Profinite properties of Coxeter groups
Sam Hughes, Philip Möller, Olga Varghese
TL;DR
This work develops a comprehensive profinite-analytic program for Coxeter groups, establishing Serre goodness and proving that many structural and cohomological invariants are detectable from the profinite completion $\widehat{W}$. By combining profinite Bass–Serre theory with Coxeter combinatorics, the authors show that various splittings and decompositions are preserved under profinite completion and prove wide families of profinite rigidity or almost rigidity results (e.g., for Gromov-hyperbolic FC-type, extra large type, odd/complete Coxeter groups, and low virtual cohomological dimension cases).
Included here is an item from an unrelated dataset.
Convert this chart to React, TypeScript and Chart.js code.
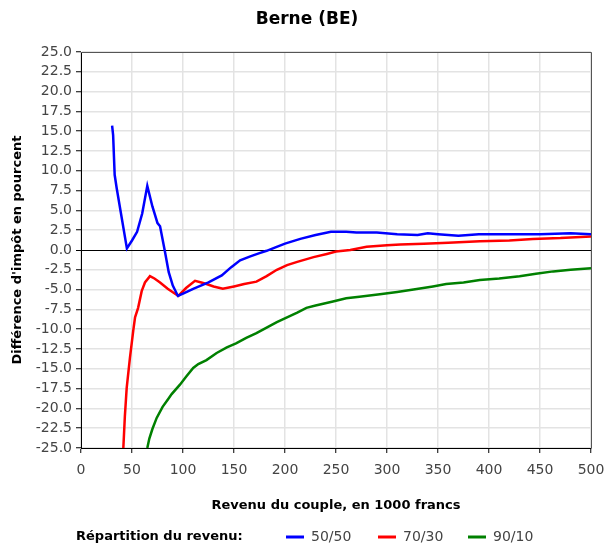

They also derive that invariants such as FA, the number of ends, Schur multipliers, and certain $\ell^2$-invariants are profinite data for good residually finite Coxeter groups, with an Atiyah-conjecture appendix heightening the connection between analysis and profinite structure. The results significantly advance understanding of which group-theoretic features of Coxeter groups are encoded in finite quotients, with implications for the isomorphism problem and classification within families of Coxeter groups. The appendix extends these themes to the Atiyah conjecture and $\ell^2$-invariants, showing robust profinite invariance in this setting and linking to virtual fibering questions in Coxeter groups.
Abstract
We prove a number of results about profinite completions of Coxeter groups. For example we prove Coxeter groups are good in the sense of Serre and that various splittings of Coxeter groups arising from actions on trees are detected by the profinite completion. As an application we prove a number of families Coxeter groups are profinitely rigid amongst Coxeter groups. We also prove that Gromov-hyperbolic FC type, large type, and odd Coxeter groups are almost profinitely rigid amongst Coxeter groups. In the appendix, Sam Fisher and Sam Hughes show that the Atiyah Conjecture holds for all Coxeter groups, and that $\ell^2$-Betti numbers and their positive characteristic analogues are profinite invariants of Coxeter groups and of virtually compact special groups.